■ REQUEST: Single out each line with the word "matplotlib" and copy it.

— begin —

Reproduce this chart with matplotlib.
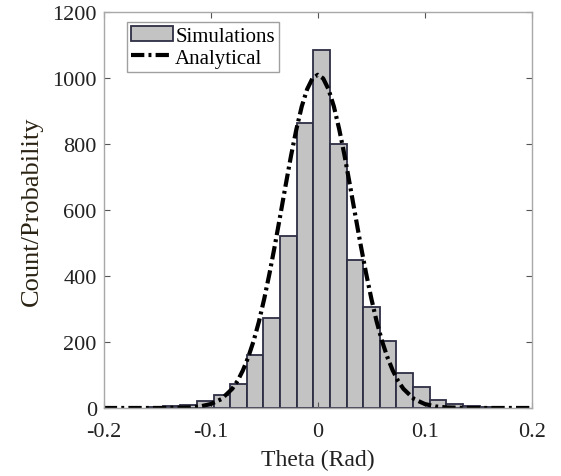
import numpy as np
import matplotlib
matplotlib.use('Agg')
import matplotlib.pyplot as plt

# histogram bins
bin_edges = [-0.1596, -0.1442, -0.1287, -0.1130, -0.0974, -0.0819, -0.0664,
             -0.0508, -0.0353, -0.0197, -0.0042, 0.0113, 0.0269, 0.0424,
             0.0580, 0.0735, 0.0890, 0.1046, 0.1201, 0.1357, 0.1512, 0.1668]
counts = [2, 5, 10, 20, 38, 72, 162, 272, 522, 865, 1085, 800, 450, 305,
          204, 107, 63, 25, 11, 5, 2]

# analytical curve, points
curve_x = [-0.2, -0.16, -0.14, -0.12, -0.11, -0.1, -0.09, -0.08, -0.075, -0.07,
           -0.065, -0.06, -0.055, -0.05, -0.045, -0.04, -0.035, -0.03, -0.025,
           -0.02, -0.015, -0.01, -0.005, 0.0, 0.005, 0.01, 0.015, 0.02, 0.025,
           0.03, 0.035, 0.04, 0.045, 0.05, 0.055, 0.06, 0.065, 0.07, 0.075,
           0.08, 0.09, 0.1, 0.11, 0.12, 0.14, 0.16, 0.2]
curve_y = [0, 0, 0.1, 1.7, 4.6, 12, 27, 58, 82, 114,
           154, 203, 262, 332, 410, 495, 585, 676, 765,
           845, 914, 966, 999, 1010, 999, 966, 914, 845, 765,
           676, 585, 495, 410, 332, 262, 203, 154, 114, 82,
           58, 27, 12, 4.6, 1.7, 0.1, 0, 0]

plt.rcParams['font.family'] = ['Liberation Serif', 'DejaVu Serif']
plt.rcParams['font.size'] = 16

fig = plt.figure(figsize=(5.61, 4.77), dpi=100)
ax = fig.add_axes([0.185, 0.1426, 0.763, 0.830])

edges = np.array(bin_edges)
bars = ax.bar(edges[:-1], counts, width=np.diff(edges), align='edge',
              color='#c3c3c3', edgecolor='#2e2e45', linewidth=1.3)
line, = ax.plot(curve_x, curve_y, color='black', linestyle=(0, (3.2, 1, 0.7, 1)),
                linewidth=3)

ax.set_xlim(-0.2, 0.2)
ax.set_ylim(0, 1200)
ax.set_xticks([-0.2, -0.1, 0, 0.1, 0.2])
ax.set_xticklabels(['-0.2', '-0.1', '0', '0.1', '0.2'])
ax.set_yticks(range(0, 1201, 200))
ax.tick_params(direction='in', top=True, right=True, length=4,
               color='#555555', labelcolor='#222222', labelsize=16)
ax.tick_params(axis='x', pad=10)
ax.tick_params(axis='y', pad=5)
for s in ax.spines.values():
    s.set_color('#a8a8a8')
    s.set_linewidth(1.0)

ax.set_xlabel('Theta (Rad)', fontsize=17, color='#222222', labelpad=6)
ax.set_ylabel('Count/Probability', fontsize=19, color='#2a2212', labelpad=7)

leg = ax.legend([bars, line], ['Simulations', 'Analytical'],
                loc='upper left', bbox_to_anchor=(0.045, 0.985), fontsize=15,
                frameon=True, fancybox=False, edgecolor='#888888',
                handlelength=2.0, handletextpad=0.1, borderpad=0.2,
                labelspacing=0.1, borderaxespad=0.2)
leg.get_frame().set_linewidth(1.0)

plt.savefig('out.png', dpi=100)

— end —

■ COMPLETED TASK:
Reproduce this chart with matplotlib.
import matplotlib
matplotlib.use('Agg')
import matplotlib.pyplot as plt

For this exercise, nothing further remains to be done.